## [Source records]
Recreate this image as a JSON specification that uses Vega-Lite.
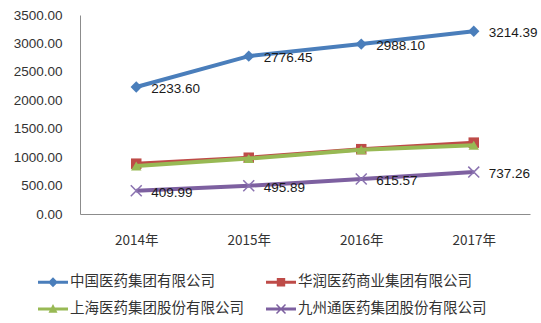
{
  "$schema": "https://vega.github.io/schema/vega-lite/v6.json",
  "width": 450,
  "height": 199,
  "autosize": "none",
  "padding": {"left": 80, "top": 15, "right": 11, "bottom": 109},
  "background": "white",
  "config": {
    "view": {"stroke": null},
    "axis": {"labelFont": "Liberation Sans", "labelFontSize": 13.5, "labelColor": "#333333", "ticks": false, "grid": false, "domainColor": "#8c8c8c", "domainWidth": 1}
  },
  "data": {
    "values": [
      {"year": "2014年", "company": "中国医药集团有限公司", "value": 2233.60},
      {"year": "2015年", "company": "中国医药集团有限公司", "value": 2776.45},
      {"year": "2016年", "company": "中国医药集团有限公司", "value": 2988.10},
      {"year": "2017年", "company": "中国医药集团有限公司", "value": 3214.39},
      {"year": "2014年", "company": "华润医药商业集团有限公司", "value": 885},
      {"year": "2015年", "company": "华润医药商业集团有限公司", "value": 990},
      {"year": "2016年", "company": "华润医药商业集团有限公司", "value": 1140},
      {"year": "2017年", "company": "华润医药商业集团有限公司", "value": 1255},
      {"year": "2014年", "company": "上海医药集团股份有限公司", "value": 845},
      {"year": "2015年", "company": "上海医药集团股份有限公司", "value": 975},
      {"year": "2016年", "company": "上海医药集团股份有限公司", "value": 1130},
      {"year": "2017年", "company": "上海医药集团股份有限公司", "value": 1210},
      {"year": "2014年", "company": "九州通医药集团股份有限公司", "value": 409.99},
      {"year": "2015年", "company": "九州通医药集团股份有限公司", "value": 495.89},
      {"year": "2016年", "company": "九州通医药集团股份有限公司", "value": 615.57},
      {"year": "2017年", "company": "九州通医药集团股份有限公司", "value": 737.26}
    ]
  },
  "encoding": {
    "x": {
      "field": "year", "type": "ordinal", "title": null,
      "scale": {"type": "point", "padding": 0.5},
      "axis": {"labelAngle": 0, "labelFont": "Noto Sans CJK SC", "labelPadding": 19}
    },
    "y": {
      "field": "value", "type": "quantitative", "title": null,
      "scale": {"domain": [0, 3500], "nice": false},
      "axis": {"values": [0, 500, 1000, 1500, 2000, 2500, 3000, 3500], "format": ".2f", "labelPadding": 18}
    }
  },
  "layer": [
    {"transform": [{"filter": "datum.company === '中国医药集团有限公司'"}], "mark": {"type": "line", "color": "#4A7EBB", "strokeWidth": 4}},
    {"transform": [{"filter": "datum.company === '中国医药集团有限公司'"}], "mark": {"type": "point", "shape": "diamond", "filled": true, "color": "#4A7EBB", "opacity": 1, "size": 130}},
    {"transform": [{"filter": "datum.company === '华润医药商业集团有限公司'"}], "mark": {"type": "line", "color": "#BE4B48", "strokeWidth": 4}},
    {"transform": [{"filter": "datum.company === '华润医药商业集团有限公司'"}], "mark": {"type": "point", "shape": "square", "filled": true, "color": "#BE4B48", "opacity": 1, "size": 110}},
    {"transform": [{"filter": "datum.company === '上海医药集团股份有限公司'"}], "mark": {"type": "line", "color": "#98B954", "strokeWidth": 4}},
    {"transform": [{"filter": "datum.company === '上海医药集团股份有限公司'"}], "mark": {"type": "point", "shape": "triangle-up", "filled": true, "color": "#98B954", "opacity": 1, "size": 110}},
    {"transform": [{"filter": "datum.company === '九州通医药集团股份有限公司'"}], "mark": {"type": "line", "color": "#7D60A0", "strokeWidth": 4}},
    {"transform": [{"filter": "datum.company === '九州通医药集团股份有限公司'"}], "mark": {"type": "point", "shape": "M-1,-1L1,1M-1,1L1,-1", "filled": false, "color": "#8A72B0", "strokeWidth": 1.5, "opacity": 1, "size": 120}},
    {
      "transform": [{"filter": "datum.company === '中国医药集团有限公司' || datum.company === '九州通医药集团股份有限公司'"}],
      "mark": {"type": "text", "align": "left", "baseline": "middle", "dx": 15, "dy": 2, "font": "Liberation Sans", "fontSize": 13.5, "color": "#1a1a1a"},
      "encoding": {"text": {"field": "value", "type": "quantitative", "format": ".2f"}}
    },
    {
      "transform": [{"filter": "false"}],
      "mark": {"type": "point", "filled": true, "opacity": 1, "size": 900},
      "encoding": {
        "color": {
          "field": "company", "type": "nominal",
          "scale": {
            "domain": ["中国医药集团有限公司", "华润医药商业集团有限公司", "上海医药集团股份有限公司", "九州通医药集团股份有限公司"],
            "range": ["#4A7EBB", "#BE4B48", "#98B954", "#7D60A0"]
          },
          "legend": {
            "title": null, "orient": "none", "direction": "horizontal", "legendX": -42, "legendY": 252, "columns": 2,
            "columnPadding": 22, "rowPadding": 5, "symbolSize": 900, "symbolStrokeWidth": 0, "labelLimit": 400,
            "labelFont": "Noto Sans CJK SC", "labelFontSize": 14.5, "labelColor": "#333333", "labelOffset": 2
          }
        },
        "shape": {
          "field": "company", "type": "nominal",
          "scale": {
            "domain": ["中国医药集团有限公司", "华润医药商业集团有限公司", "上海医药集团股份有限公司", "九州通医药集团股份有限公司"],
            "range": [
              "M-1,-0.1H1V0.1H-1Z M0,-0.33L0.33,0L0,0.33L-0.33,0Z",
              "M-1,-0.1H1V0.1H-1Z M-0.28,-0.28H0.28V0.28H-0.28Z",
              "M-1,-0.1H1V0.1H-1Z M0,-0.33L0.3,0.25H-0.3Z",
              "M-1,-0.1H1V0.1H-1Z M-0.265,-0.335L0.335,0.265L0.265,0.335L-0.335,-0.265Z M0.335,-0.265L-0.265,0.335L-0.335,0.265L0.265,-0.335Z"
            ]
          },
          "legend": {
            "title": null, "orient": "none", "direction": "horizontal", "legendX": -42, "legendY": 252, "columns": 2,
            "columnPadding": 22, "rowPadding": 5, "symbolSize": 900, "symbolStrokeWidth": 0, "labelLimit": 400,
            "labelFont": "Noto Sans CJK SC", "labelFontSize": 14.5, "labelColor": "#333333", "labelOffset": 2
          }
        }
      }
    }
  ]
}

* * *

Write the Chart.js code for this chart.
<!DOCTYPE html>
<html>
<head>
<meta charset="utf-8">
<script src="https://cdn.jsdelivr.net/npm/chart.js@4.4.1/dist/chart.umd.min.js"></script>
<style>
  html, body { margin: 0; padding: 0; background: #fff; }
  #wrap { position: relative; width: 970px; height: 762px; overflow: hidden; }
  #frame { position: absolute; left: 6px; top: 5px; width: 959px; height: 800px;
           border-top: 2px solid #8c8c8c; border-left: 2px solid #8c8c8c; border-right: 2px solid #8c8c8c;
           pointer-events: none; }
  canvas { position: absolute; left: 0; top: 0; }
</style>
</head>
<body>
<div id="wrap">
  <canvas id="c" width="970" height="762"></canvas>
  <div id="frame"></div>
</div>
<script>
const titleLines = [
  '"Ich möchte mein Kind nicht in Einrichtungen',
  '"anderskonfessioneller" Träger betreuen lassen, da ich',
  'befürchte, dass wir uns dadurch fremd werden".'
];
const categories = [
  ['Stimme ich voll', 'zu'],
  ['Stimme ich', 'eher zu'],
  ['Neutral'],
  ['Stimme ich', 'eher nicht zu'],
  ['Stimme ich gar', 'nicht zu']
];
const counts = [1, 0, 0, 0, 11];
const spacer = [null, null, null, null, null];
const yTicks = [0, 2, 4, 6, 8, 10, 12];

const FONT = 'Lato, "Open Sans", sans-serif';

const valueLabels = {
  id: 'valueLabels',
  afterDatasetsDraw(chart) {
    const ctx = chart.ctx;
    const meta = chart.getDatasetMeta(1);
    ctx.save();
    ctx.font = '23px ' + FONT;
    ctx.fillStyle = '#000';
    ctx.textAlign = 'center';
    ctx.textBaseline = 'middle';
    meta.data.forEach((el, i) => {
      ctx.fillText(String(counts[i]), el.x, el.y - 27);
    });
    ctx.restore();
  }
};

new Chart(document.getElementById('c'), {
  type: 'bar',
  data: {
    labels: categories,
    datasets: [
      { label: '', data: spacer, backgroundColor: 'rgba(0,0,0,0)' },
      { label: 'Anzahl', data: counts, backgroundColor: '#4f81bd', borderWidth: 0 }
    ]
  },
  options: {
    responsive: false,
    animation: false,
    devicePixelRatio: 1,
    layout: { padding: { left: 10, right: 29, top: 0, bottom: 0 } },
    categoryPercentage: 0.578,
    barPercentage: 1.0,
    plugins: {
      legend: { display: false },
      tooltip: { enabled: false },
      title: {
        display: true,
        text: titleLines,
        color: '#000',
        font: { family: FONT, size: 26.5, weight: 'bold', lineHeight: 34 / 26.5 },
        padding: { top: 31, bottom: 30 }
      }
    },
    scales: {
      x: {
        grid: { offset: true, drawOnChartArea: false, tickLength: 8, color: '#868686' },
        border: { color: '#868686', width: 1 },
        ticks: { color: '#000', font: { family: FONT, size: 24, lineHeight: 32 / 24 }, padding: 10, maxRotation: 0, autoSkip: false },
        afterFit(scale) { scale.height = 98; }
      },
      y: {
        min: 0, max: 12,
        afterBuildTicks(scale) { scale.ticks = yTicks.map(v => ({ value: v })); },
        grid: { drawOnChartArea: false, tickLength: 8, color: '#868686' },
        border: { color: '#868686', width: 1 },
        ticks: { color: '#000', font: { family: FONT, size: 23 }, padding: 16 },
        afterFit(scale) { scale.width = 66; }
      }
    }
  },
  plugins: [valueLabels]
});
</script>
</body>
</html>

## [Short problem]
Every line in the data that holds "this" should be copied out.

## [Exercise response]
Recreate this image as a JSON specification that uses Vega-Lite.
Write the Chart.js code for this chart.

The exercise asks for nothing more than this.